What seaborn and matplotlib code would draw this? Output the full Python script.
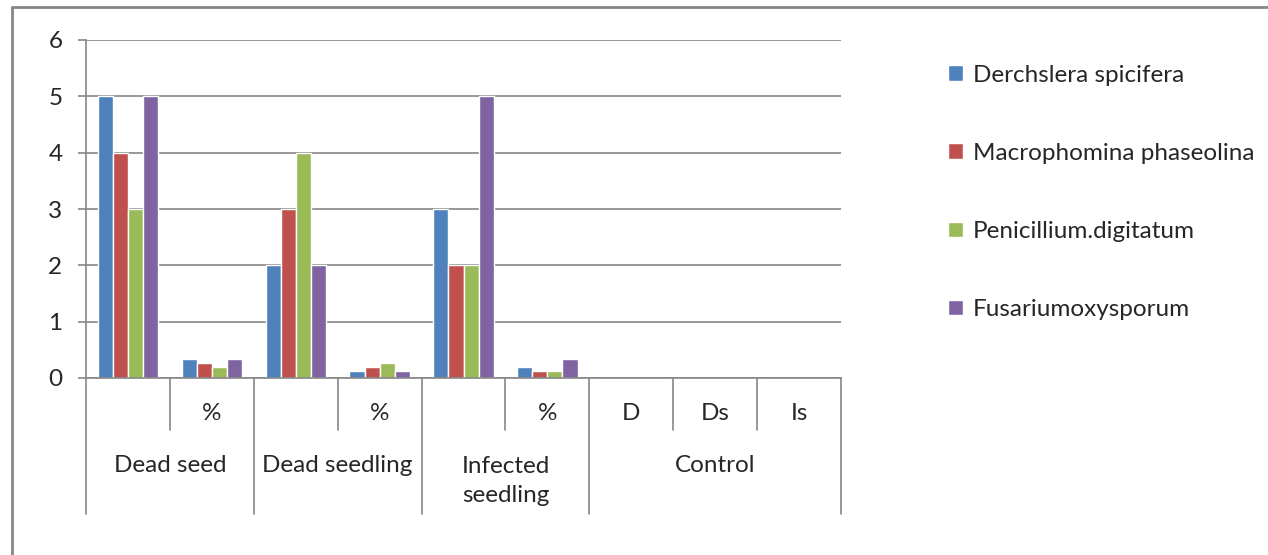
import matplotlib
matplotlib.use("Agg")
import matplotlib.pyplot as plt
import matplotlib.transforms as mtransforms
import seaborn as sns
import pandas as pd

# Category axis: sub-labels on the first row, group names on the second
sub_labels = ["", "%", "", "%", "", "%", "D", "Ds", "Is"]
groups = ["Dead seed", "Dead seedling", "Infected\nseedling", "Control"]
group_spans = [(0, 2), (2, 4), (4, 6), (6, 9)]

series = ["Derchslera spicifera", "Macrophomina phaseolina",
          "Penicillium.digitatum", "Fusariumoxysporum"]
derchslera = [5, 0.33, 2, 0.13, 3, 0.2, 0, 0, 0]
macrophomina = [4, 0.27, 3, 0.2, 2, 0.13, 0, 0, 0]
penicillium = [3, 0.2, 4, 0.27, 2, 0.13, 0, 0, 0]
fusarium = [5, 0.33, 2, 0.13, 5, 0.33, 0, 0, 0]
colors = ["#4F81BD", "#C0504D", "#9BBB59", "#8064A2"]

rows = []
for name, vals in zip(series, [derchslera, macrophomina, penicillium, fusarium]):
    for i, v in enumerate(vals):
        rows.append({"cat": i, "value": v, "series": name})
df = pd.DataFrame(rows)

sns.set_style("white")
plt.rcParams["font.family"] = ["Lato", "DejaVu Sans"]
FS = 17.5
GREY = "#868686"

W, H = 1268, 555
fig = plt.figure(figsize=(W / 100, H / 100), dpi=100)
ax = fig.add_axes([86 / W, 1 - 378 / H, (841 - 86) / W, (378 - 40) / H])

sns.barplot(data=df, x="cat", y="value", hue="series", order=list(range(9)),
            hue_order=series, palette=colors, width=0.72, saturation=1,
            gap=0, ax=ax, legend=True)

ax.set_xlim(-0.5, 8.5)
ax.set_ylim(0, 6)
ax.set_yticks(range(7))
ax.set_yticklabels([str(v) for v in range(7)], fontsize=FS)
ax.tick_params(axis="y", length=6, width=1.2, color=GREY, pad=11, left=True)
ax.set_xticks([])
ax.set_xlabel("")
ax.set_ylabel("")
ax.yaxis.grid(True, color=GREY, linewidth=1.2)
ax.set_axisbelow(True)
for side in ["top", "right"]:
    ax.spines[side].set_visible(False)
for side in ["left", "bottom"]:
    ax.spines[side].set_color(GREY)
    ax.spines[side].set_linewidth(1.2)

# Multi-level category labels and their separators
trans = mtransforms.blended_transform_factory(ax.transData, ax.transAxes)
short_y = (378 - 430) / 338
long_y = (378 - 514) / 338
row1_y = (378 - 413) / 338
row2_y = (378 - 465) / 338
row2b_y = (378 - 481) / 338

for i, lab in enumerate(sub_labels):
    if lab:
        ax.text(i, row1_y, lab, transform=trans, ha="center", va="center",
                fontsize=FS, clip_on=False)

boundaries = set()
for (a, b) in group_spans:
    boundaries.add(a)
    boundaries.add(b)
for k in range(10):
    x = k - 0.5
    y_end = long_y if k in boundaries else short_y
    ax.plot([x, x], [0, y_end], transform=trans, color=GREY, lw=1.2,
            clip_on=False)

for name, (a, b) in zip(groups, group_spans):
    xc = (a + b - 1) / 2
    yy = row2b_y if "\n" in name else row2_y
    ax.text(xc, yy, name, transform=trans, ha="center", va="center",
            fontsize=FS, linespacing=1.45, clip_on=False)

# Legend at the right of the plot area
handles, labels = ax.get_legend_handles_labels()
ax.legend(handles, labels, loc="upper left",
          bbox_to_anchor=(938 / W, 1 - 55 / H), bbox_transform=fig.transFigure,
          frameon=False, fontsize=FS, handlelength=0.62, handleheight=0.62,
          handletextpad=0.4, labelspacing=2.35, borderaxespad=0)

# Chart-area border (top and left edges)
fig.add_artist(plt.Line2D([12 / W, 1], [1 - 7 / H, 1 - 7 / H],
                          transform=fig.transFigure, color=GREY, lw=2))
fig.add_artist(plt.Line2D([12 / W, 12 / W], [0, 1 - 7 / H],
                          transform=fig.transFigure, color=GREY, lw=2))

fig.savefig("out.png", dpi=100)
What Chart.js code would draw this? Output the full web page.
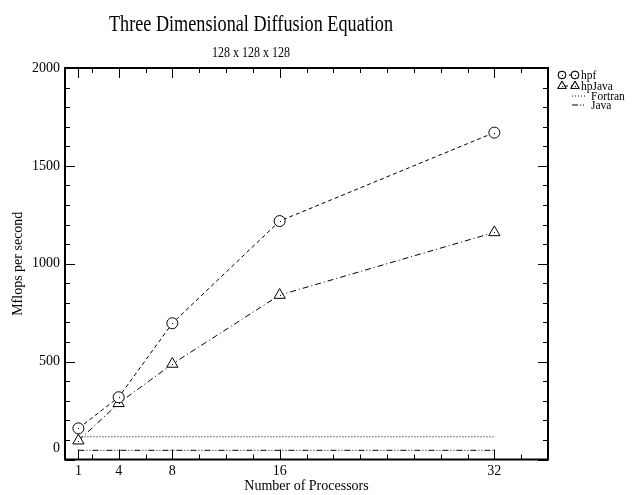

────────────────────

* _EXERCISE AIM_
The pictures in the entries should be left out; output everything else exactly.

* _RESPONSE TO THE TASK_
What seaborn and matplotlib code would draw this? Output the full Python script.
import matplotlib
matplotlib.use("Agg")
import matplotlib.pyplot as plt
import matplotlib.transforms as mtransforms
import seaborn as sns
import pandas as pd

# Category axis: sub-labels on the first row, group names on the second
sub_labels = ["", "%", "", "%", "", "%", "D", "Ds", "Is"]
groups = ["Dead seed", "Dead seedling", "Infected\nseedling", "Control"]
group_spans = [(0, 2), (2, 4), (4, 6), (6, 9)]

series = ["Derchslera spicifera", "Macrophomina phaseolina",
          "Penicillium.digitatum", "Fusariumoxysporum"]
derchslera = [5, 0.33, 2, 0.13, 3, 0.2, 0, 0, 0]
macrophomina = [4, 0.27, 3, 0.2, 2, 0.13, 0, 0, 0]
penicillium = [3, 0.2, 4, 0.27, 2, 0.13, 0, 0, 0]
fusarium = [5, 0.33, 2, 0.13, 5, 0.33, 0, 0, 0]
colors = ["#4F81BD", "#C0504D", "#9BBB59", "#8064A2"]

rows = []
for name, vals in zip(series, [derchslera, macrophomina, penicillium, fusarium]):
    for i, v in enumerate(vals):
        rows.append({"cat": i, "value": v, "series": name})
df = pd.DataFrame(rows)

sns.set_style("white")
plt.rcParams["font.family"] = ["Lato", "DejaVu Sans"]
FS = 17.5
GREY = "#868686"

W, H = 1268, 555
fig = plt.figure(figsize=(W / 100, H / 100), dpi=100)
ax = fig.add_axes([86 / W, 1 - 378 / H, (841 - 86) / W, (378 - 40) / H])

sns.barplot(data=df, x="cat", y="value", hue="series", order=list(range(9)),
            hue_order=series, palette=colors, width=0.72, saturation=1,
            gap=0, ax=ax, legend=True)

ax.set_xlim(-0.5, 8.5)
ax.set_ylim(0, 6)
ax.set_yticks(range(7))
ax.set_yticklabels([str(v) for v in range(7)], fontsize=FS)
ax.tick_params(axis="y", length=6, width=1.2, color=GREY, pad=11, left=True)
ax.set_xticks([])
ax.set_xlabel("")
ax.set_ylabel("")
ax.yaxis.grid(True, color=GREY, linewidth=1.2)
ax.set_axisbelow(True)
for side in ["top", "right"]:
    ax.spines[side].set_visible(False)
for side in ["left", "bottom"]:
    ax.spines[side].set_color(GREY)
    ax.spines[side].set_linewidth(1.2)

# Multi-level category labels and their separators
trans = mtransforms.blended_transform_factory(ax.transData, ax.transAxes)
short_y = (378 - 430) / 338
long_y = (378 - 514) / 338
row1_y = (378 - 413) / 338
row2_y = (378 - 465) / 338
row2b_y = (378 - 481) / 338

for i, lab in enumerate(sub_labels):
    if lab:
        ax.text(i, row1_y, lab, transform=trans, ha="center", va="center",
                fontsize=FS, clip_on=False)

boundaries = set()
for (a, b) in group_spans:
    boundaries.add(a)
    boundaries.add(b)
for k in range(10):
    x = k - 0.5
    y_end = long_y if k in boundaries else short_y
    ax.plot([x, x], [0, y_end], transform=trans, color=GREY, lw=1.2,
            clip_on=False)

for name, (a, b) in zip(groups, group_spans):
    xc = (a + b - 1) / 2
    yy = row2b_y if "\n" in name else row2_y
    ax.text(xc, yy, name, transform=trans, ha="center", va="center",
            fontsize=FS, linespacing=1.45, clip_on=False)

# Legend at the right of the plot area
handles, labels = ax.get_legend_handles_labels()
ax.legend(handles, labels, loc="upper left",
          bbox_to_anchor=(938 / W, 1 - 55 / H), bbox_transform=fig.transFigure,
          frameon=False, fontsize=FS, handlelength=0.62, handleheight=0.62,
          handletextpad=0.4, labelspacing=2.35, borderaxespad=0)

# Chart-area border (top and left edges)
fig.add_artist(plt.Line2D([12 / W, 1], [1 - 7 / H, 1 - 7 / H],
                          transform=fig.transFigure, color=GREY, lw=2))
fig.add_artist(plt.Line2D([12 / W, 12 / W], [0, 1 - 7 / H],
                          transform=fig.transFigure, color=GREY, lw=2))

fig.savefig("out.png", dpi=100)
What Chart.js code would draw this? Output the full web page.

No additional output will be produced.